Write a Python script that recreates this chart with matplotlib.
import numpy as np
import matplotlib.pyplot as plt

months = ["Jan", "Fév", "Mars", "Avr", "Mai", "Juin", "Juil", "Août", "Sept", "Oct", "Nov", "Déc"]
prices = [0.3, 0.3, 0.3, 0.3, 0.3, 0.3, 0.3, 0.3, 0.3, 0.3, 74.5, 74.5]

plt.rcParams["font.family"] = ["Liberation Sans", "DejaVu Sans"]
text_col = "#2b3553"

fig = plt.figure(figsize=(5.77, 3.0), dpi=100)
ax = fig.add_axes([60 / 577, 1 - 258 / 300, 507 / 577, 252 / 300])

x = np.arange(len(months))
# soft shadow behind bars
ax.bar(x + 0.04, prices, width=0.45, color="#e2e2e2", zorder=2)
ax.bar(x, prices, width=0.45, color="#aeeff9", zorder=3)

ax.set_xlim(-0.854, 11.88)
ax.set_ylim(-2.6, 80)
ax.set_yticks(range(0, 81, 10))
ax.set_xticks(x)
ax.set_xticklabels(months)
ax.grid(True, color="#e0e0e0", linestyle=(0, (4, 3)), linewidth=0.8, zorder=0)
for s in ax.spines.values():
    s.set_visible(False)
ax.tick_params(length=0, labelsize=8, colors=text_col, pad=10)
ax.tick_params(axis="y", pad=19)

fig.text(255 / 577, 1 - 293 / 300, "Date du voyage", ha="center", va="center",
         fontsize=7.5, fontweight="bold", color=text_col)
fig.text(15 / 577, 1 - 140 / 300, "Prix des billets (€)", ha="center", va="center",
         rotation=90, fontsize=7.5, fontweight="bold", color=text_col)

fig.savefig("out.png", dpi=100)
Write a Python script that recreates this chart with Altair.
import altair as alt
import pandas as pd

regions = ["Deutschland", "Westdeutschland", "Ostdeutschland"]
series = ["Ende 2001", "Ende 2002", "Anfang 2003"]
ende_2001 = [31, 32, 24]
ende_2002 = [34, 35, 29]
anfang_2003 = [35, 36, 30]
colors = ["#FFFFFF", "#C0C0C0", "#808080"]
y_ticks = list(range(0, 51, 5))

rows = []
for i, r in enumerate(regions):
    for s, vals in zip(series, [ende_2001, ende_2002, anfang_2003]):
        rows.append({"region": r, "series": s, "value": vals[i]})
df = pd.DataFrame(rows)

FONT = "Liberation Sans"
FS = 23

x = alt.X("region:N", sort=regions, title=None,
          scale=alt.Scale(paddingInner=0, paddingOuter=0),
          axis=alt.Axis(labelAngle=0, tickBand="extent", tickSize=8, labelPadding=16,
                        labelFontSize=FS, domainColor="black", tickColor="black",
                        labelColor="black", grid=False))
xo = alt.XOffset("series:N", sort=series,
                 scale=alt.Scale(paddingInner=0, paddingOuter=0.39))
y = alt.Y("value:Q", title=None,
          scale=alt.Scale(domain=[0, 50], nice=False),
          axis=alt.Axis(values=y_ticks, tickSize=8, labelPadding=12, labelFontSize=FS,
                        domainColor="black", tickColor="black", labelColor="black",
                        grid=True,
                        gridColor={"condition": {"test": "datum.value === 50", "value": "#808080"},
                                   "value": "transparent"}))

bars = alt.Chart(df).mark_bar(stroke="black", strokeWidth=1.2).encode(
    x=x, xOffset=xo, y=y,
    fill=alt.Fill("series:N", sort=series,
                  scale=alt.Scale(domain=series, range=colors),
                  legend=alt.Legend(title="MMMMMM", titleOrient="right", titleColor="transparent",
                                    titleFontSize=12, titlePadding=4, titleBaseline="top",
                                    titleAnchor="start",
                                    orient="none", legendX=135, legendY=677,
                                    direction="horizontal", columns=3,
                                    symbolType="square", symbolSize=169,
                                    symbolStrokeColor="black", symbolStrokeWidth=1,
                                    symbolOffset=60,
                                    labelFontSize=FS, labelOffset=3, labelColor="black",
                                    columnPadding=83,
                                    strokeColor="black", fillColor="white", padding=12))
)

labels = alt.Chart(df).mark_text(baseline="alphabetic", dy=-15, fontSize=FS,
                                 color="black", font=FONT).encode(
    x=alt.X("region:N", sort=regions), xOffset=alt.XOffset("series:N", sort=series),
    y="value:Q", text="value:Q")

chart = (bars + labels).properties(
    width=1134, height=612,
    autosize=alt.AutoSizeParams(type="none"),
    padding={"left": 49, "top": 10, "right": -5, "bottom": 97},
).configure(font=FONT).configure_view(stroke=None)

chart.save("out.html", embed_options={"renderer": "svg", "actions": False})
◆ ◆ ◆ ◆ ◆
Quote the listing word for word from its first line through the line in which "ax = fig.add_axes([60" appears.

#### [RESULT OF THE TASK]
Write a Python script that recreates this chart with matplotlib.
import numpy as np
import matplotlib.pyplot as plt

months = ["Jan", "Fév", "Mars", "Avr", "Mai", "Juin", "Juil", "Août", "Sept", "Oct", "Nov", "Déc"]
prices = [0.3, 0.3, 0.3, 0.3, 0.3, 0.3, 0.3, 0.3, 0.3, 0.3, 74.5, 74.5]

plt.rcParams["font.family"] = ["Liberation Sans", "DejaVu Sans"]
text_col = "#2b3553"

fig = plt.figure(figsize=(5.77, 3.0), dpi=100)
ax = fig.add_axes([60 / 577, 1 - 258 / 300, 507 / 577, 252 / 300])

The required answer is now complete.